Japanese Seismologist in 2004 on Risk of Nuclear Accident: "It's Like a Kamikaze Terrorist Wrapped in Bombs Just Waiting to Explode"
Of all the places in all the world where no one in their right mind would build scores of nuclear power plants, Japan would be pretty near the top of the list...Japan sits on top of four tectonic plates, at the edge of the subduction zone, and is in one of the most tectonically active regions of the world...I realized that Japan has no real nuclear-disaster plan in the event that an earthquake damaged a reactor's water-cooling system and triggered a reactor meltdown.
It is not a question of whether or not a nuclear disaster will occur in Japan; it is a question of when it will occur.

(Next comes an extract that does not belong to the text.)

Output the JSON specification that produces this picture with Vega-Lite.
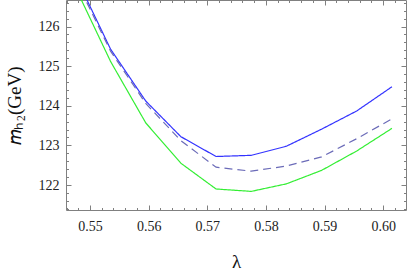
{
  "$schema": "https://vega.github.io/schema/vega-lite/v6.json",
  "width": 340,
  "height": 210,
  "autosize": "none",
  "padding": {"left": 66, "top": 0, "right": 1, "bottom": 62},
  "background": "white",
  "config": {
    "view": {"stroke": null},
    "axis": {
      "grid": false,
      "domainColor": "#808080",
      "tickColor": "#808080",
      "labelFont": "Liberation Serif",
      "labelFontSize": 14,
      "labelColor": "#222222",
      "titleFont": "Liberation Serif",
      "titleFontWeight": "normal",
      "titleColor": "#111111"
    }
  },
  "data": {
    "values": [
      {"lambda": 0.5475, "m": 127.28, "s": "blue"},
      {"lambda": 0.5535, "m": 125.43, "s": "blue"},
      {"lambda": 0.5595, "m": 124.12, "s": "blue"},
      {"lambda": 0.5655, "m": 123.22, "s": "blue"},
      {"lambda": 0.5715, "m": 122.72, "s": "blue"},
      {"lambda": 0.5775, "m": 122.75, "s": "blue"},
      {"lambda": 0.5835, "m": 122.98, "s": "blue"},
      {"lambda": 0.5895, "m": 123.41, "s": "blue"},
      {"lambda": 0.5955, "m": 123.87, "s": "blue"},
      {"lambda": 0.6015, "m": 124.48, "s": "blue"},
      {"lambda": 0.5475, "m": 127.2, "s": "dashed"},
      {"lambda": 0.5535, "m": 125.38, "s": "dashed"},
      {"lambda": 0.5595, "m": 124.06, "s": "dashed"},
      {"lambda": 0.5655, "m": 123.12, "s": "dashed"},
      {"lambda": 0.5715, "m": 122.45, "s": "dashed"},
      {"lambda": 0.5775, "m": 122.35, "s": "dashed"},
      {"lambda": 0.5835, "m": 122.48, "s": "dashed"},
      {"lambda": 0.5895, "m": 122.71, "s": "dashed"},
      {"lambda": 0.5955, "m": 123.17, "s": "dashed"},
      {"lambda": 0.6015, "m": 123.67, "s": "dashed"},
      {"lambda": 0.5475, "m": 126.99, "s": "green"},
      {"lambda": 0.5535, "m": 125.12, "s": "green"},
      {"lambda": 0.5595, "m": 123.57, "s": "green"},
      {"lambda": 0.5655, "m": 122.55, "s": "green"},
      {"lambda": 0.5715, "m": 121.9, "s": "green"},
      {"lambda": 0.5775, "m": 121.84, "s": "green"},
      {"lambda": 0.5835, "m": 122.03, "s": "green"},
      {"lambda": 0.5895, "m": 122.37, "s": "green"},
      {"lambda": 0.5955, "m": 122.86, "s": "green"},
      {"lambda": 0.6015, "m": 123.43, "s": "green"}
    ]
  },
  "resolve": {"axis": {"x": "independent", "y": "independent"}},
  "layer": [
    {
      "mark": {"type": "line", "clip": true, "strokeWidth": 1.2},
      "encoding": {
        "x": {
          "field": "lambda", "type": "quantitative",
          "scale": {"domain": [0.5459, 0.6039], "nice": false, "zero": false},
          "axis": {
            "orient": "bottom",
            "title": "λ",
            "titleFont": "Liberation Serif",
            "titleFontSize": 19,
            "titlePadding": 17,
            "labelFont": "Liberation Serif",
            "values": [0.546,0.548,0.55,0.552,0.554,0.556,0.558,0.56,0.562,0.564,0.566,0.568,0.57,0.572,0.574,0.576,0.578,0.58,0.582,0.584,0.586,0.588,0.59,0.592,0.594,0.596,0.598,0.6,0.602],
            "labelExpr": "abs(datum.value*100 - round(datum.value*100)) < 1e-6 ? format(datum.value, '.2f') : ''",
            "tickSize": {"condition": {"test": "abs(datum.value*100 - round(datum.value*100)) < 1e-6", "value": -5}, "value": -2.5},
            "labelPadding": 14,
            "labelFlush": false,
            "labelOverlap": false
          }
        },
        "y": {
          "field": "m", "type": "quantitative",
          "scale": {"domain": [121.37, 126.67], "nice": false, "zero": false},
          "axis": {
            "orient": "left",
            "title": "𝑚ₕ₂(GeV)",
            "titleFont": "Liberation Serif",
            "titleFontSize": 19,
            "titlePadding": 14,
            "labelFont": "Liberation Serif",
            "values": [121.4,121.6,121.8,122,122.2,122.4,122.6,122.8,123,123.2,123.4,123.6,123.8,124,124.2,124.4,124.6,124.8,125,125.2,125.4,125.6,125.8,126,126.2,126.4,126.6],
            "labelExpr": "abs(datum.value - round(datum.value)) < 1e-6 ? format(datum.value, 'd') : ''",
            "tickSize": {"condition": {"test": "abs(datum.value - round(datum.value)) < 1e-6", "value": -5}, "value": -2.5},
            "labelPadding": 12,
            "labelFlush": false,
            "labelOverlap": false
          }
        },
        "color": {
          "field": "s", "type": "nominal",
          "scale": {"domain": ["blue", "dashed", "green"], "range": ["#3333ff", "#6b6bb8", "#33ee33"]},
          "legend": null
        },
        "strokeDash": {
          "field": "s", "type": "nominal",
          "scale": {"domain": ["blue", "dashed", "green"], "range": [[1, 0], [8, 5], [1, 0]]},
          "legend": null
        }
      }
    },
    {
      "mark": {"type": "line", "clip": true, "opacity": 0},
      "encoding": {
        "x": {
          "field": "lambda", "type": "quantitative",
          "axis": {
            "orient": "top",
            "title": null,
            "labels": false,
            "values": [0.546,0.548,0.55,0.552,0.554,0.556,0.558,0.56,0.562,0.564,0.566,0.568,0.57,0.572,0.574,0.576,0.578,0.58,0.582,0.584,0.586,0.588,0.59,0.592,0.594,0.596,0.598,0.6,0.602],
            "tickSize": {"condition": {"test": "abs(datum.value*100 - round(datum.value*100)) < 1e-6", "value": -5}, "value": -2.5}
          }
        },
        "y": {
          "field": "m", "type": "quantitative",
          "axis": {
            "orient": "right",
            "title": null,
            "labels": false,
            "values": [121.4,121.6,121.8,122,122.2,122.4,122.6,122.8,123,123.2,123.4,123.6,123.8,124,124.2,124.4,124.6,124.8,125,125.2,125.4,125.6,125.8,126,126.2,126.4,126.6],
            "tickSize": {"condition": {"test": "abs(datum.value - round(datum.value)) < 1e-6", "value": -5}, "value": -2.5}
          }
        },
        "detail": {"field": "s", "type": "nominal"}
      }
    }
  ]
}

And the New York Times points out today:
In an admission of how long the cooling process may take, Hidehiko Nishiyama, deputy director general of the Nuclear and Industrial Safety Agency, Japan's nuclear regulator, said late Tuesday: "We will have to continue cooling for quite a long period. We should be thinking years."
Kuni Yogo, a former atomic energy policy planner in the Japan Science and Technology Agency, said: "There is some trial and error, but this is the beginning of a three- to five-year effort."
Of course, if all goes well, the reactor cores and spent fuel rods should cool down considerably over the next couple of months. But the fact that the Japanese might need to sustain the cooling effort for years on end is stunning.